If you take the Christmas break as a kind of turbo-charged Weekend- of-Weekends then it stands to reason it should be preceded by Friday night programmes, even if they have to be broadcast on Monday. So, yesterday evening, we were offered two end-of-the-week stalwarts, Shooting Stars and The Fast Show, to begin the unwinding process (Channel Four appears to have bowed to the same logic and will put out a double edition of Friends on Tuesday night) . The Fast Show came without tinsel of any kind but Shooting Stars was notionally a Christmas special. I take it this referred to the brief and tortured version of "Mistletoe and Wine" performed by Vic and Bob, both wearing what looked like a Santa Thermal Underwear Set. But what followed was entirely conventional - not a dab of artificial snow or holly to be seen. It dawns on me as I write that this indifference was probably a joke in itself (Vic and Bob always induce this feeling of late arrival in me - I find Ulrika's regular looks of bafflement a curiously sympathetic element of the show), but if it was, then it was surely undermined by the two Santas.

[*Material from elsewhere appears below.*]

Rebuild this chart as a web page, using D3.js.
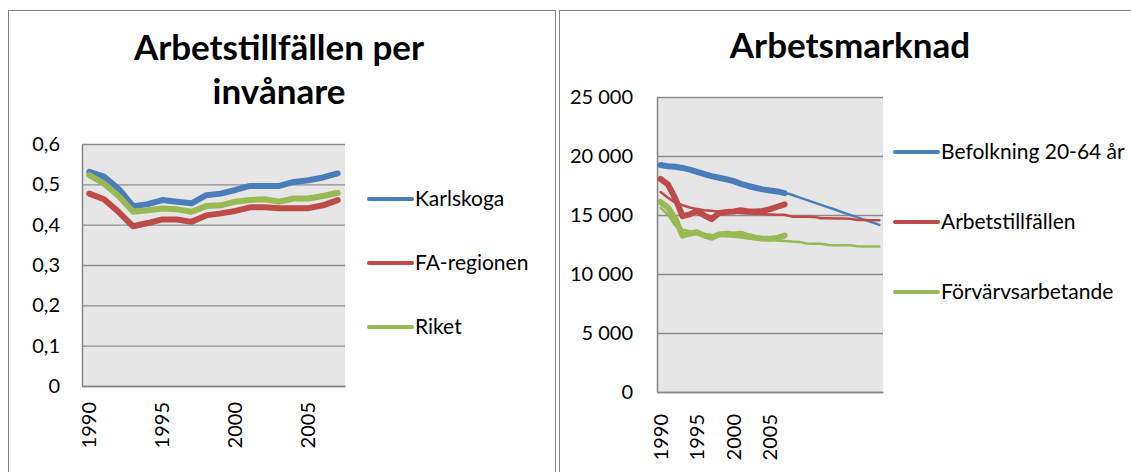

It would be preposterous to complain of Shooting Stars that it was self- indulgent, since self-indulgence is the very ground of its being. But there are were a couple of moments last night when the audience at home may have felt like underprivileged interlopers - particularly when Vic and Bob corpsed during a standard bit of continuity. The edits suddenly became clumsy and uneven, as if a long stretch of unbroadcastable hilarity had been concertina-ed into a secret smirk. There were some funny gags too, naturally, the best of them being the moment when Vic bent beneath the desk, in mid- link. "What're you doing?" asked Bob. "I'm just getting this stone out of me shoe", said Vic, upending his Chelsea boot to expel a rock the size of an Eccles cake. Well, perhaps you had to be there.
That you don't have to be there is one of the pleasures of TV Dinners, in which Hugh Fearnley-Whittingstall gatecrashes the kitchens of various hosts. Although the parties he films are generally lavish, they are often pretty gamey in a social sense. This was certainly the case with the first meal covered in Christmas TV Dinners, a twelve course Polish celebration put together by three old friends - who began operations by running naked into the North Sea (in December) and maintained that level of faintly exhausting joviality throughout. One of the group had masterminded the menu, which began with fried cockles, passed through soup, herring, seafood mousse, roast carp, langoustines, lemon and vodka sorbet, salmon fillets, chicken liver terrine and then passed out with cheese (that doesn't add up to 12 I know, but they only had fifteen minutes). The resulting party was a model of generous, familial warmth but for some reason I felt relieved that I only had to attend the virtual version.
The programme confirmed its ability to build a balanced meal with its second course - a kind of office party for the nomadic workers in a Christmas tree depot, cooked by an intriguing traveller/surfer who had picked up his recipes on the hoof. He appeared to have conjured a feast for around fifty or sixty people out of a tiny caravan kitchen, but his admirable inventiveness when it came to cooking utensils took a fall when he attempted to make a croquembouche, the towering French confection of profiteroles and caramel. The spectacular collapse which followed suggested that a disused traffic cone may not be the ideal mould for this architecturally challenging dessert.